One of those younger crowd members was Teddy Scheuerman, a recent graduate of the University of Rochester. While there, Scheuerman majored in history, English and art history and researched queer history. She came to the event to learn about queer history and different channels to seek out more information, as well as learning about her own past as a member of the LGBTQ community.

“[Queer history] is something I’ve wondered about since I was a teenager and I’ve had no way of figuring that out,” Scheuerman said. “Coming to something like this has given me a lot of insights and thoughts about where to go to look for more… History and stories have always been a deeply important part of who I am and my understanding of myself and other people. Growing up gay and catholic and going to catholic school, I never had an avenue to figure out not just who I was very easily, but my history very easily.”

She noted that this year’s dialogues seemed to have a much bigger turnout than last year, something that brought her a lot of joy.

“The fact these are people that are coming not just for themselves but are going to take this information that they’ve learned and go and disseminate it amongst the rest of the city and other people that they know, that’s so important and really exciting to see,” Scheuerman said.

During both breakout sessions, there was also the option to go on an archive tour of the library, as it has recently taken a big step in supporting the LGBTQ community.

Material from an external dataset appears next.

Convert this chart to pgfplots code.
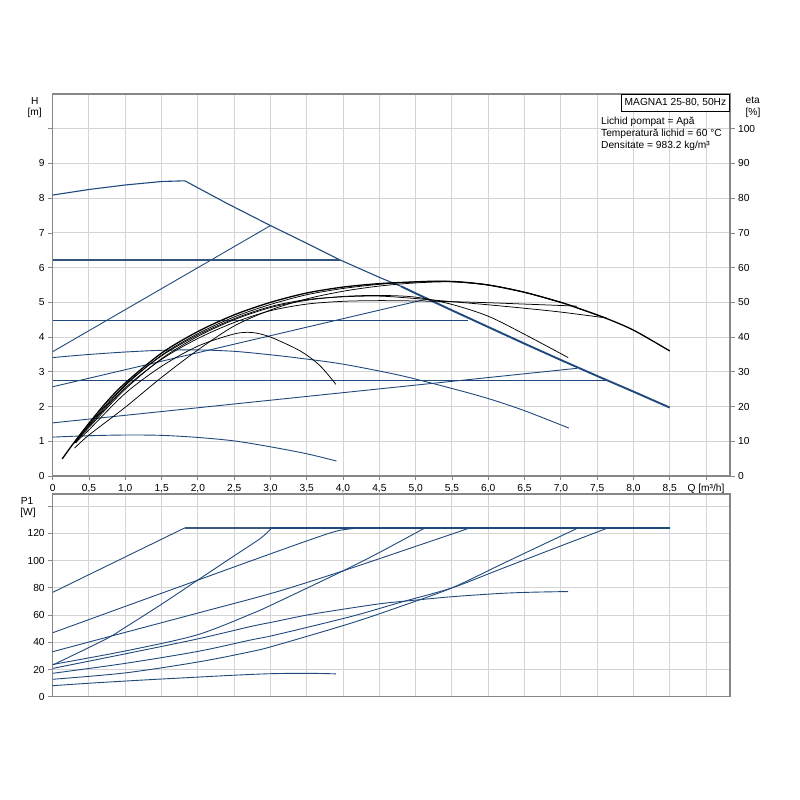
\documentclass[border=0pt]{standalone}
\usepackage{fontspec}
\setmainfont{Liberation Sans}
\usepackage{pgfplots}
\pgfplotsset{compat=1.18}
\definecolor{cblue}{RGB}{31,73,125}
\definecolor{cgrid}{RGB}{212,212,212}
\definecolor{caxis}{RGB}{135,135,135}
\newcommand{\fs}{\fontsize{10.2pt}{12pt}\selectfont}
\pgfplotsset{
  base/.style={
    scale only axis, width=677.3pt, xmin=0, xmax=9.33, anchor=south west,
    axis line style={draw=caxis, line width=1.2pt},
    tick style={draw=caxis, line width=0.8pt},
    major tick length=4.5pt, tick align=outside,
    major grid style={draw=cgrid, line width=1pt},
    xtick={0,0.5,1,1.5,2,2.5,3,3.5,4,4.5,5,5.5,6,6.5,7,7.5,8,8.5,9},
    ticklabel style={font=\fs},
    /pgf/number format/assume math mode=true,
  },
  bl/.style={cblue, line width=0.9pt},
  bk/.style={black, line width=0.75pt},
}
\begin{document}
\fs
\begin{tikzpicture}
\path[use as bounding box, fill=white] (0pt,0pt) rectangle (800pt,800pt);

% ---------- top: H ----------
\begin{axis}[base, at={(52.7pt,324pt)}, height=382pt,
  ymin=0, ymax=11, ytick={0,1,2,3,4,5,6,7,8,9,10},
  yticklabels={0,1,2,3,4,5,6,7,8,9,{}},
  xticklabels={0,{0,5},{1,0},{1,5},{2,0},{2,5},{3,0},{3,5},{4,0},{4,5},{5,0},{5,5},{6,0},{6,5},{7,0},{7,5},{8,0},{8,5},{Q [m³/h]}},
  xtick pos=left, ytick pos=left, grid=major]
% max curve
\addplot[bl, line width=1.1pt] coordinates {(0,8.09) (0.5,8.25) (1.0,8.38) (1.5,8.48) (1.82,8.5) (2.4,7.85) (3.0,7.21) (3.5,6.7) (3.96,6.22) (4.5,5.72) (4.8,5.46)};
\addplot[bl, line width=1.9pt] coordinates {(4.8,5.46) (5.0,5.26) (5.5,4.77) (6.0,4.29) (6.5,3.81) (7.0,3.34) (7.5,2.88) (8.0,2.43) (8.5,1.97)};
% proportional / constant pressure
\addplot[bl] coordinates {(0,3.58) (3.0,7.21)};
\addplot[cblue!80!gray, line width=1.3pt] coordinates {(0,6.22) (3.96,6.22)};
\addplot[bl] coordinates {(0,2.57) (5.06,5.05) (5.15,5.08)};
\addplot[bl] coordinates {(0,4.49) (5.72,4.49)};
\addplot[bl] coordinates {(0,2.75) (7.63,2.75)};
\addplot[bl] coordinates {(0,1.53) (7.22,3.10)};
% constant curves
\addplot[bl, smooth] coordinates {(0,3.41) (0.5,3.5) (1.0,3.57) (1.5,3.62) (2.0,3.63) (2.5,3.59) (3.0,3.49) (3.41,3.39) (4.0,3.22) (4.78,2.9) (5.5,2.52) (6.0,2.23) (6.5,1.88) (7.11,1.38)};
\addplot[bl, smooth] coordinates {(0,1.12) (0.5,1.16) (1.0,1.18) (1.5,1.17) (2.0,1.11) (2.5,1.01) (3.0,0.84) (3.5,0.64) (3.91,0.43)};
\end{axis}

% ---------- top: eta ----------
\begin{axis}[base, at={(52.7pt,324pt)}, height=382pt,
  ymin=0, ymax=110, ytick={0,10,20,30,40,50,60,70,80,90,100},
  hide x axis, axis y line*=right, ytick pos=right,
  yticklabel style={anchor=west}]
\addplot[bk, smooth] coordinates {(0.30,8.0) (0.5,11.8) (1.0,19.8) (1.5,28.4) (2.0,36.3) (2.5,43.2) (3.0,47.8) (3.5,51.0) (4.0,53.2) (4.5,54.7) (5.0,55.6) (5.5,55.9) (6.0,55.0) (6.5,52.9) (7.0,50.0) (7.2,48.6) (7.6,45.6)};
\addplot[bk, smooth] coordinates {(0.30,9.4) (0.5,13.3) (1.0,23.8) (1.5,31.6) (2.0,37.4) (2.5,40.9) (2.75,41.3) (3.0,40.0) (3.41,36.0) (3.68,31.8) (3.9,26.4)};
\addplot[bk, smooth] coordinates {(0.30,9.6) (0.5,14.0) (1.0,25.0) (1.5,33.8) (2.0,40.2) (2.5,45.0) (3.0,48.5) (3.5,50.6) (4.0,51.7) (4.5,52.0) (5.0,51.5) (5.5,49.4) (6.0,46.0) (6.5,40.8) (7.1,34.1)};
\addplot[bk, smooth] coordinates {(0.32,10.0) (0.5,14.4) (1.0,25.4) (1.5,33.6) (2.0,39.6) (2.5,44.2) (3.0,47.6) (3.5,49.5) (4.0,50.3) (4.5,50.5) (5.0,50.4) (5.5,50.2) (6.0,49.9) (6.5,49.5) (7.0,49.1) (7.22,48.9)};
\addplot[bk, smooth] coordinates {(0.32,10.2) (0.5,15.0) (1.0,26.3) (1.5,34.6) (2.0,40.6) (2.5,45.3) (3.0,48.8) (3.5,50.8) (4.0,51.6) (4.5,51.8) (5.0,51.1) (5.5,50.2) (6.0,49.3) (6.5,48.3) (7.0,47.2) (7.63,45.5)};
\addplot[bk, smooth] coordinates {(0.32,9.5) (0.5,14.6) (1.0,26.0) (1.5,34.8) (2.0,41.0) (2.5,45.8) (3.0,49.4) (3.5,52.2) (4.0,54.0) (4.5,55.2) (5.0,55.9) (5.5,56.0) (6.0,55.0) (6.5,52.9) (7.0,50.0)};
\addplot[bk, line width=1.3pt, smooth] coordinates {(0.13,4.9) (0.3,9.8) (0.5,15.2) (0.75,21.5) (1.0,26.8) (1.5,35.4) (2.0,41.6) (2.5,46.4) (3.0,50.0) (3.5,52.7) (4.0,54.4) (4.5,55.4) (5.0,55.9) (5.3,56.1) (5.6,55.9) (6.0,55.0) (6.5,52.9) (7.0,50.0) (7.2,48.6) (7.6,45.6) (8.0,42.0) (8.5,36.0)};
\end{axis}

% ---------- bottom: P1 ----------
\begin{axis}[base, at={(52.7pt,103.3pt)}, height=202.7pt,
  ymin=0, ymax=149, ytick={0,20,40,60,80,100,120,140},
  yticklabels={0,20,40,60,80,100,120,{}},
  xticklabels={}, xtick style={draw=none},
  ytick pos=left, grid=major]
\addplot[cblue!70!gray, line width=1.6pt] coordinates {(1.82,124.1) (3.0,124.1)};
\addplot[cblue, line width=2pt] coordinates {(3.0,124.1) (8.5,124.1)};
\addplot[bl] coordinates {(0,76.7) (1.82,124.1)};
\addplot[bl, smooth] coordinates {(0,47.0) (1.0,66.4) (2.0,85.7) (2.76,100.4) (3.5,114.5) (3.93,122) (4.25,124.1)};
\addplot[bl, smooth] coordinates {(0,23.3) (0.72,42.0) (1.0,51.0) (1.5,68.0) (2.09,89.0) (2.47,102.5) (2.86,116.3) (3.02,124.1)};
\addplot[bl, smooth] coordinates {(0,33.1) (1.0,47.3) (2.0,61.5) (3.06,76.7) (4.0,92.5) (5.0,110.5) (5.75,124.1)};
\addplot[bl, smooth] coordinates {(0,23.7) (1.0,33.6) (1.98,45.3) (2.72,60.5) (3.06,68.6) (4.0,92.5) (4.5,106) (5.13,124.1)};
\addplot[bl, smooth] coordinates {(0,20.8) (1.0,31.5) (2.0,42.5) (2.72,51.5) (3.06,55.2) (3.5,60) (4.0,64.3) (4.55,68.6) (5.0,71) (5.5,73.5) (6.16,75.9) (6.6,76.8) (7.1,77.3)};
\addplot[bl, smooth] coordinates {(0,17.2) (1.0,24.5) (2.0,33.3) (2.72,41.6) (3.06,45.3) (4.1,58.8) (4.8,69.5) (5.5,80.0) (6.16,93.6) (6.9,108.8) (7.65,124.1)};
\addplot[bl, smooth] coordinates {(0,12.8) (1.0,17.5) (2.0,25.5) (2.72,33.0) (3.06,37.5) (4.1,53.9) (4.8,66.5) (5.5,80.0) (6.16,96.8) (6.7,110.5) (7.24,124.1)};
\addplot[bl, smooth] coordinates {(0,8.1) (0.5,9.9) (1.0,11.5) (1.5,13.0) (2.0,14.4) (2.5,15.8) (3.0,16.9) (3.5,17.2) (3.9,16.8)};
\end{axis}

% ---------- labels ----------
\node[inner sep=0pt] at (34.7pt,699.3pt) {H};
\node[inner sep=0pt] at (34.7pt,686.7pt) {[m]};
\node[inner sep=0pt] at (752.7pt,699.3pt) {eta};
\node[inner sep=0pt] at (753pt,686.7pt) {[\%]};
\node[inner sep=0pt] at (27pt,299.3pt) {P1};
\node[inner sep=0pt] at (28pt,286.7pt) {[W]};
\node[draw=black, line width=0.6pt, fill=white, anchor=north east, inner xsep=3pt, inner ysep=3.6pt, text height=7.4pt, text depth=2pt] at (729.5pt,706pt) {MAGNA1 25-80, 50Hz};
\node[inner sep=0pt, anchor=base west] at (601pt,675.7pt) {Lichid pompat = Apă};
\node[inner sep=0pt, anchor=base west] at (601pt,663.7pt) {Temperatură lichid = 60 °C};
\node[inner sep=0pt, anchor=base west] at (601pt,651.7pt) {Densitate = 983.2 kg/m³};
\end{tikzpicture}
\end{document}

According to the Rainbow Dialogues website, “the Rochester Public Library began working on a multi-year project with the Out Alliance — with support from the Friends & Foundation of the Rochester Public Library — to permanently transfer dozens of LGBTQ special collections to the Rochester Public Library’s Local History & Genealogy Division.” These collections include documents, newspapers and videos, and will now take up permanent residency in Rochester.

The dialogues themselves facilitated much discussion between attendees. During breaks in speakers, and especially during the hour lunch break, there were small groups scattered, all in deep discussion of their own experiences or other LGBTQ issues. By attending the event, it was possible to feel a strong sense of community, whether an LGBTQ identified person or not.